Wednesday, August 21, 2013

No Latin?

 
 
As I indulge in my fantasy college curriculum, I suppose something should be said about admissions, or rather, who would be best prepared to benefit from such a curriculum. Since two years of Ancient Greek is required, it would probably be prudent for incoming students to have had at least a couple of years of high school Latin. And that calculus requirement suggests that they had better crack at least a 650 on the SAT-Math. But other than that, it is probably best to keep admissions as simple as possible.
 
As a psychometrician, I would be perfectly comfortable with using a heavily g-loaded standardized admissions test, particularly the Miller Analogies Test. (Click here for some free practice tests.) Admission letters go to the highest scorers, in descending order, until the incoming class is filled.

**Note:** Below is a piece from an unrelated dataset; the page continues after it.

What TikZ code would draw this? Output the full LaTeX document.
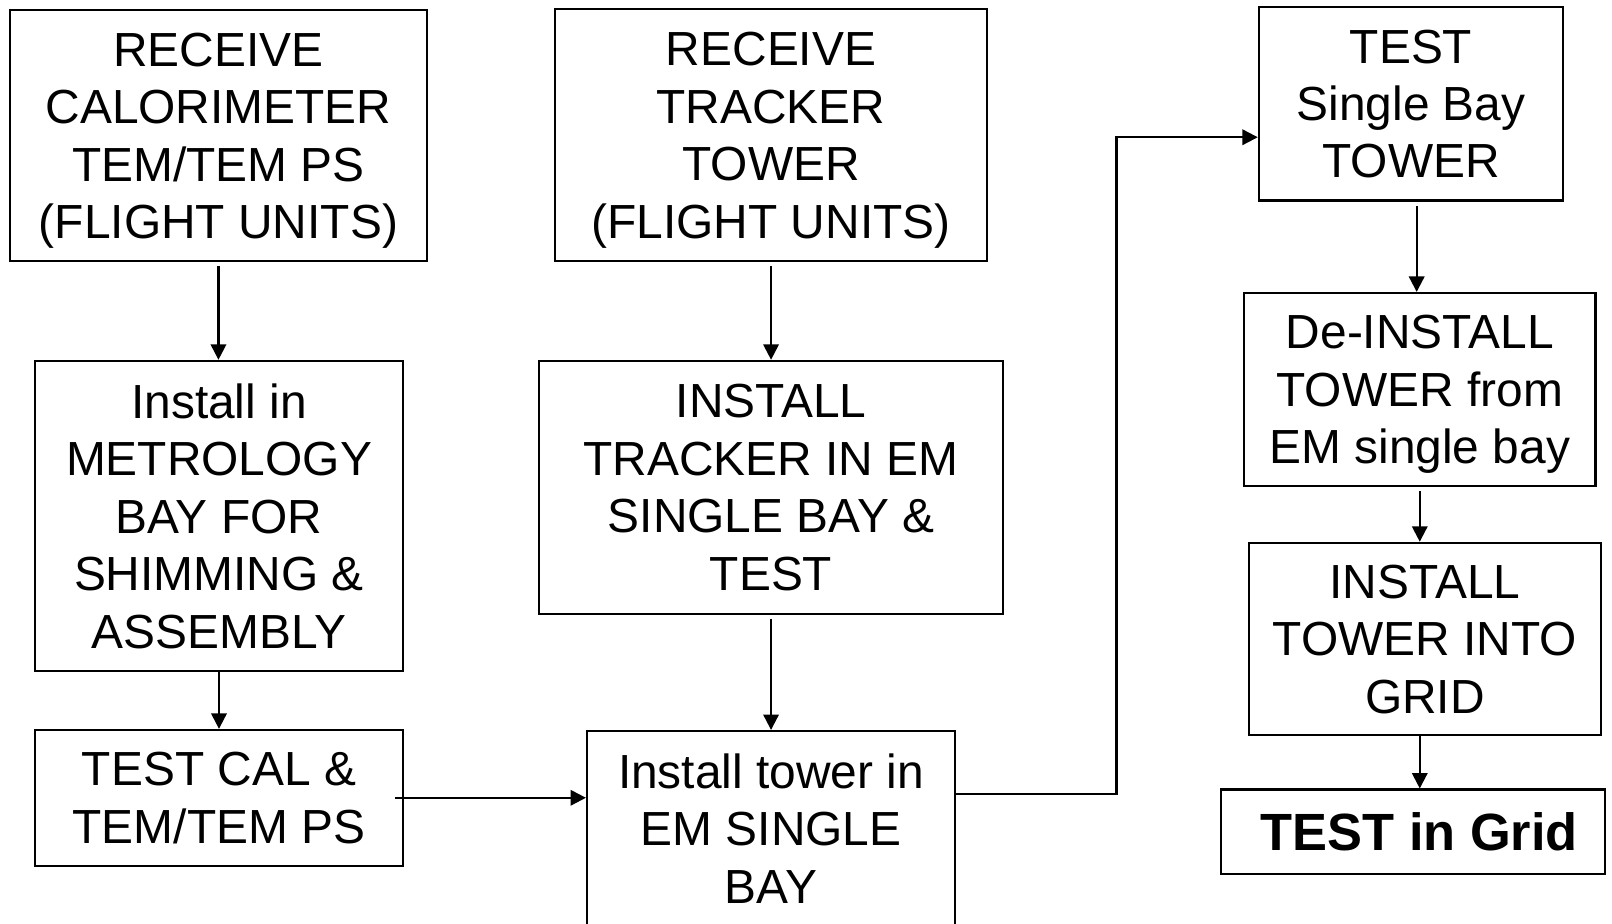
\documentclass[tikz,border=0pt]{standalone}
\usepackage{fontspec}
\setmainfont{Liberation Sans}
\usetikzlibrary{arrows.meta}
\begin{document}
\begin{tikzpicture}[>={Triangle[length=0.15cm,width=0.15cm]}, line width=0.6pt]
        \tikzstyle{box}=[draw, align=center, inner sep=0pt, text depth=0pt, font=\fontsize{13.25}{15.9}\selectfont]
        \tikzstyle{flow}=[->, shorten <=0.04cm]
        \useasboundingbox (0,0) rectangle (15.68,-8.98);
        \clip (0,0) rectangle (15.68,-8.98);
        \node[box, minimum width=4.05cm, minimum height=2.44cm] (calrecv) at (2.125,-1.32) {RECEIVE\\CALORIMETER\\TEM/TEM PS\\(FLIGHT UNITS)};
        \node[box, minimum width=3.58cm, minimum height=3.02cm] (metro) at (2.13,-5.02) {Install in\\METROLOGY\\BAY FOR\\SHIMMING \&\\ASSEMBLY};
        \node[box, minimum width=3.58cm, minimum height=1.32cm] (caltest) at (2.13,-7.76) {TEST CAL \&\\TEM/TEM PS};
        \node[box, minimum width=4.20cm, minimum height=2.45cm] (trkrecv) at (7.50,-1.315) {RECEIVE\\TRACKER\\TOWER\\(FLIGHT UNITS)};
        \node[box, minimum width=4.52cm, minimum height=2.46cm] (trkinst) at (7.50,-4.74) {INSTALL\\TRACKER IN EM\\SINGLE BAY \&\\TEST};
        \node[box, minimum width=3.58cm, anchor=north, inner ysep=0.22cm, text depth=1.6cm] (bay) at (7.50,-7.10) {Install tower in\\EM SINGLE\\BAY};
        \node[box, minimum width=2.96cm, minimum height=1.88cm] (single) at (13.725,-1.01) {TEST\\Single Bay\\TOWER};
        \node[box, minimum width=3.42cm, minimum height=1.88cm] (deinst) at (13.81,-3.79) {De-INSTALL\\TOWER from\\EM single bay};
        \node[box, minimum width=3.42cm, minimum height=1.87cm] (grid) at (13.86,-6.215) {INSTALL\\TOWER INTO\\GRID};
        \node[box, minimum width=3.73cm, minimum height=0.82cm, font=\fontsize{14.5}{17}\selectfont\bfseries] (gridtest) at (13.745,-8.09) {\hspace*{0.12cm}TEST in Grid};
    \draw[flow] (calrecv.south) -- (calrecv.south |- metro.north);
    \draw[->] (metro.south) -- (metro.south |- caltest.north);
    \draw[->] ([xshift=-0.09cm]caltest.east) -- (caltest.east -| bay.west);
    \draw[flow] (trkrecv.south) -- (trkrecv.south |- trkinst.north);
    \draw[flow] (trkinst.south) -- (trkinst.south |- bay.north);
    \draw[->] ([yshift=-0.62cm]bay.north east) -- ++(1.56,0) |- ([yshift=-0.325cm]single.west);
    \draw[flow] ([xshift=0.055cm]single.south) -- ([xshift=0.055cm]single.south |- deinst.north);
    \draw[flow] (deinst.south) -- (deinst.south |- grid.north);
    \draw[->] (deinst.south |- grid.south) -- (deinst.south |- gridtest.north);
\end{tikzpicture}
\end{document}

If that results in a freshman class that is 80% Asian females, so be it.
 
 
 
WIth regard to the high school Latin, this observation by classicist Victor David Hanson seems fitting:

Four years of high-school Latin would dramatically arrest the decline in American education. In particular, such instruction would do more for minority youths than all the ‘role model’ diversity sermons on Harriet Tubman, Malcolm X, Montezuma, and Caesar Chavez put together. Nothing so enriches the vocabulary, so instructs about English grammar and syntax, so creates a discipline of the mind, an elegance of expression, and serves as a gateway to the thinking and values of Western civilization as mastery of a page of Virgil or Livy (except perhaps Sophocles’s Antigone in Greek or Thucydides’ dialogue at Melos). After some 20 years of teaching mostly minority youth Greek, Latin, and ancient history and literature in translation (1984-2004), I came to the unfortunate conclusion that ethnic studies, women studies—indeed, anything “studies”— were perhaps the fruits of some evil plot dreamed up by illiberal white separatists to ensure that poor minority students in the public schools and universities were offered only a third-rate education.

It is an interesting idea that the reform of the nation's high schools could be furthered by U.S. colleges tightening up their admissions requirements (e.g., requiring four years of Latin and three years of lab science). More about that some other time.